Generating high-resolution images (3440x1440) with Stable Diffusion XL is computationally expensive and memory-intensive. To achieve this with good performance, Medieval Deck includes a specialized optimization system tuned for the NVIDIA RTX 5070 GPU, implemented in gen_assets/rtx_optimizer.py.

This system is for advanced users who want to understand the performance-tuning aspects of the project.

RTX5070Optimizer Class

This class encapsulates a series of advanced optimizations that are applied to the SDXL pipeline at runtime.

Key Optimizations

  1. Device Detection and Configuration

    • Automatically detects if a CUDA-enabled GPU is available.
    • Enables specialized settings if an RTX 5070 is identified.
  2. Advanced Memory Management

    • Memory-Efficient Attention: Enables xformers or flash_sdp if available, which are highly optimized attention mechanisms that significantly reduce VRAM usage and increase speed.
    • Model Offloading: Uses enable_model_cpu_offload() to keep parts of the model on the CPU and only move them to VRAM when needed, reducing the standing memory footprint.
    • VRAM Fraction: Sets a VRAM usage limit (torch.cuda.set_per_process_memory_fraction) to prevent out-of-memory errors.
  3. Performance Acceleration

    • torch.compile: The UNet, the largest part of the SDXL model, is compiled using torch.compile(mode="reduce-overhead"). This feature of PyTorch 2.0+ converts the model's Python code into optimized low-level code, resulting in a significant speedup after an initial warm-up.
    • Half-Precision (FP16): The model is loaded in float16 precision, which cuts VRAM usage nearly in half and is faster on modern GPUs.
    • TF32 Precision: Enables TensorFloat-32 for matrix multiplication (torch.backends.cuda.matmul.allow_tf32), providing a speed boost on Ampere and newer architectures without a significant loss in quality.

How It's Used

The AssetGenerator class uses the RTX5070Optimizer to configure the pipeline and the generation session.

# In AssetGenerator._initialize_pipeline()
# The optimizer applies its settings to the pipeline object
self.pipeline = self.optimizer.optimize_pipeline(self.pipeline)

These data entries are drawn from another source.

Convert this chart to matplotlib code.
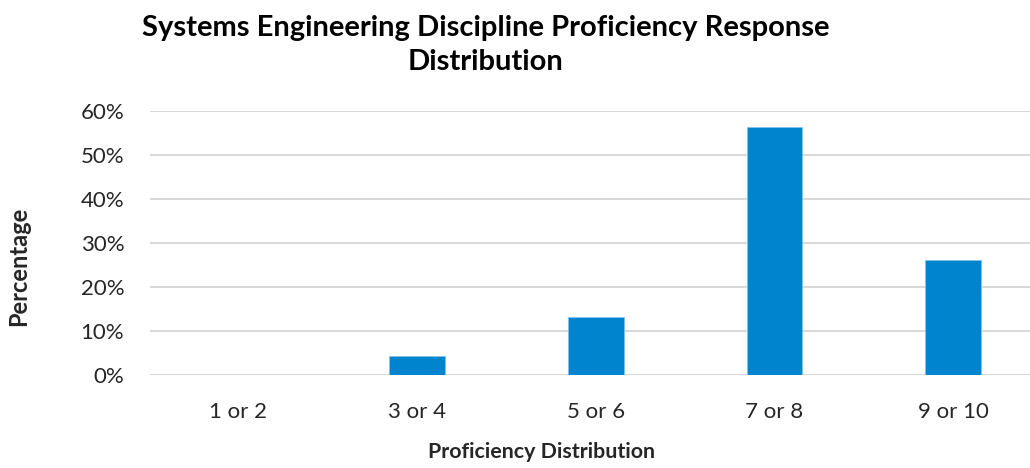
import matplotlib
matplotlib.use("Agg")
import matplotlib.pyplot as plt
from matplotlib.ticker import PercentFormatter

# Survey response shares per proficiency bucket
categories = ["1 or 2", "3 or 4", "5 or 6", "7 or 8", "9 or 10"]
shares = [0.0, 0.043, 0.131, 0.564, 0.260]
y_ticks = [0.0, 0.1, 0.2, 0.3, 0.4, 0.5, 0.6]

plt.rcParams["font.family"] = ["Lato", "DejaVu Sans"]
text_color = "#262626"

fig = plt.figure(figsize=(10.3, 4.68), dpi=100)
ax = fig.add_axes([150 / 1030, 93.3 / 468, 880 / 1030, 263.7 / 468])

x = range(len(categories))
ax.bar(x, shares, width=0.313, color="#0084CE", edgecolor="#7FC4EC",
       linewidth=0.6, zorder=3)

ax.set_xlim(-0.495, 4.43)
ax.set_ylim(0, 0.6)
ax.set_yticks(y_ticks)
ax.yaxis.set_major_formatter(PercentFormatter(1.0, decimals=0))
ax.set_xticks(list(x))
ax.set_xticklabels(categories)

ax.grid(axis="y", color="#D9D9D9", linewidth=1.5, zorder=0)
for side in ["top", "right", "left", "bottom"]:
    ax.spines[side].set_visible(False)
ax.tick_params(axis="both", length=0, labelsize=16, colors=text_color)
ax.tick_params(axis="x", pad=20)
ax.tick_params(axis="y", pad=18.5)

fig.text(486 / 1030, 1 - 45 / 468,
         "Systems Engineering Discipline Proficiency Response\nDistribution",
         ha="center", va="center", fontsize=21, fontweight="bold",
         color="black", linespacing=1.35)
fig.text(541 / 1030, 1 - 452 / 468, "Proficiency Distribution",
         ha="center", va="center", fontsize=15.4, fontweight="bold",
         color=text_color)
fig.text(19 / 1030, 1 - 266 / 468, "Percentage", rotation=90,
         ha="center", va="center", fontsize=17, fontweight="bold",
         color=text_color)

fig.savefig("out.png", dpi=100, facecolor="white")
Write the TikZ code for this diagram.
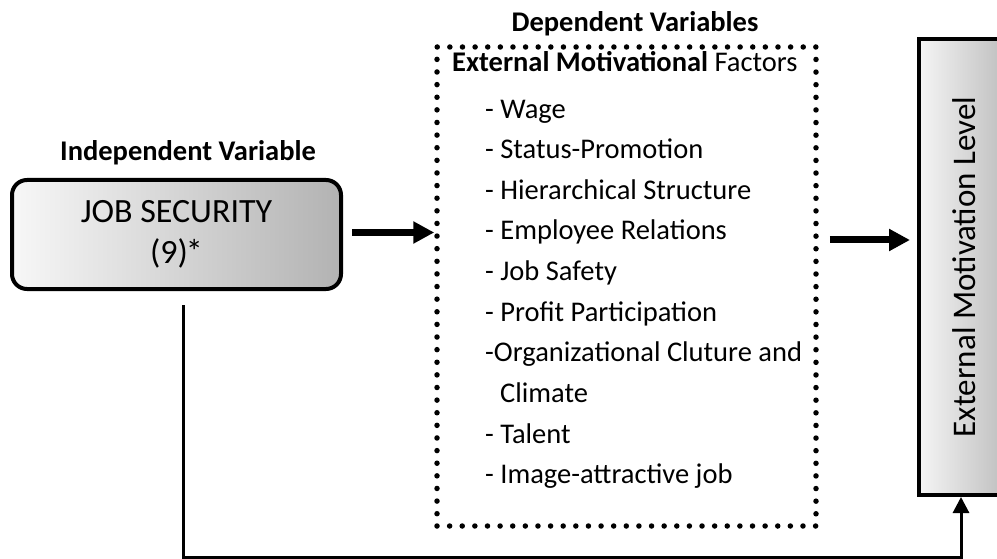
\documentclass[tikz,border=0pt]{standalone}
\usepackage{fontspec}
\usepackage{graphicx}
\setmainfont{Carlito}
\usetikzlibrary{positioning,arrows.meta}

\tikzset{
	varbox/.style={draw, line width=4pt, align=center, inner sep=0pt},
	factorbox/.style={draw, line width=5.5pt, line cap=round, dash pattern=on 0pt off 12.62pt, minimum width=379pt, minimum height=479pt, inner sep=0pt},
	heading/.style={font=\fontsize{28.5}{34}\selectfont\bfseries, anchor=base, inner sep=0pt},
	item/.style={font=\fontsize{28.5}{34}\selectfont, anchor=base west, inner sep=0pt},
	bigarrow/.style={line width=7pt, -{Triangle[length=21pt,width=21pt]}},
	feedback/.style={line width=3pt, -{Triangle[length=16pt,width=16pt]}},
}

\begin{document}
\begin{tikzpicture}[x=1pt, y=-1pt]
	\useasboundingbox (0,0) rectangle (997,559);

	% independent variable
	\node[varbox, rounded corners=15pt, left color=black!3, right color=black!30, minimum width=329pt, minimum height=109pt, font=\fontsize{34}{41}\selectfont] (js) at (176.5,234.5) {JOB SECURITY\\(9)\kern-2pt*};
	\node[heading] (iv) at (188,161) {Independent Variable};

	% dependent variables
	\node[factorbox] (factors) at (626.5,286.5) {};
	\node[heading] (dv) at (635,32) {Dependent Variables};
	\node[item] (head) at (452,72) {\textbf{External Motivational} Factors};
	\foreach \x/\t [count=\i] in {485/- Wage, 485/- Status-Promotion, 485/- Hierarchical Structure, 485/- Employee Relations, 485/- Job Safety, 485/- Profit Participation, 485/-Organizational Cluture and, 500/Climate, 485/- Talent, 485/- Image-attractive job}
		\node[item] (f\i) at (\x, 77.6+40.6*\i) {\t};

	% outcome
	\node[varbox, left color=black!4, right color=black!26, minimum width=90pt, minimum height=456pt, font=\fontsize{33}{40}\selectfont] (level) at (964,267) {\rotatebox{90}{External Motivation Level}};

	\coordinate (out) at ([yshift=46.5pt]factors.east);
	\coordinate (corner) at (183,557);
	\draw[bigarrow, shorten <=9pt] ([yshift=2pt]js.east) -- ([yshift=2pt]js.east -| factors.west);
	\draw[bigarrow, shorten <=11pt, shorten >=7pt] (out) -- (out -| level.west);
	\draw[feedback, shorten <=14pt] ([xshift=6.5pt]js.south) -- (corner) -| ([xshift=-3pt]level.south);
\end{tikzpicture}
\end{document}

# In AssetGenerator._generate_image()
# The generation call is wrapped in an optimization context
with self.optimizer.optimized_generation():
    image = self.pipeline(...).images[0]

The optimized_generation context manager handles pre-generation cleanup (like clearing the CUDA cache) and post-generation resource release, ensuring the system remains stable during multiple generation tasks.

System Benchmarking

The optimizer includes a benchmark_system method to measure the performance of the local hardware, providing metrics on average generation time.